Generated tests: the goal is to ensure that we don’t lose coverage without noticing, for example if a change to a test generation script causes it to emit fewer tests than expected.

The comparison is based on lines in .data files containing the function name and the arguments for a test case. There are acceptable changes which the tool flags, such as adding an argument to a test function, or (not applicable to storage format tests) changes to the test data which we consider acceptable in terms of coverage.

Tooling

This section describes some of the tooling needed to reproduce CI failures locally. Typical Linux or Mac developer machines have most of the necessary tooling, but not all. Note in particular that the SSL test scripts are written with specific versions of GnuTLS and OpenSSL in mind, and tend to have spurious failure when run against different versions.

For Linux-based tests, you can download Docker files with all the tools from the mbedtls-test repository.

Tooling for all.sh

To run tests/scripts/all.sh, you need at least the following tools:

basic Unix/POSIX shell utilities. Currently any modern sh should do, but a dependency on bash may be added in 2020.
Git. all.sh requires a Git checkout. The following files may be restored to their checked-in version: include/mbedtls/config.h, **/Makefile.
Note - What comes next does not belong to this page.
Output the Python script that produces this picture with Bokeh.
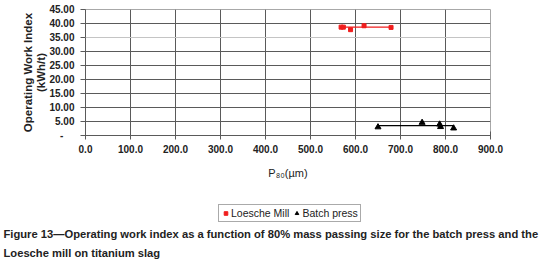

all.sh is composed of many components, some of which have additional requirements. Most components require the following tools:

gcc or clang (depending on the component) for native builds.
GNU make or CMake (depending on the component).
Perl 5.
Python ≥3.6 (different branches may have different version requirements).
The commands openssl, gnutls-cli and gnutls-serv must be present in the $PATH to run any test component (otherwise all.sh refuses to start). If you don’t have them, you can still run some test components that don’t do any interoperability testing with env OPENSSL=false GNUTLS_CLI=false GNUTLS_SERV=false tests/scripts/all.sh ….

Running `all.sh` on Ubuntu

Our reference Linux platform is Ubuntu 16.04 x86 64-bit. More recent Ubuntu versions should also work.

On Ubuntu 16.04, the following packaged tools are known to cause problems with all.sh:

The gnutls-bin package on Ubuntu 16.04 does not work with our test scripts because Ubuntu has removed some obsolete features.

On Ubuntu 20.04, the following packaged tools are known to cause problems with all.sh:

all.sh check_doxygen_warnings fails. Doxygen 1.8.11 and 1.8.13 are known to work.

On Ubuntu, for the 32-bit builds, install the following packages:

apt-get install gcc-multilib libc6-dev-i386 linux-libc-dev:i386 libc6:386

Instead of gcc-multilib, which conflicts with cross-compilers for non-Intel architectures, a versioned package (e.g. gcc5-multilib) will do, but you need to create an additional symbolic link:

ln -s x86_64-linux-gnu/asm /usr/include/asm

Notes about networking

The tests attempt to establish an IPv6 connection to the local host. This is optional, and will be skipped if IPv6 is not available. However, if IPv6 is possible but IPv6 connections to localhost are blocked by a firewall, the test will fail.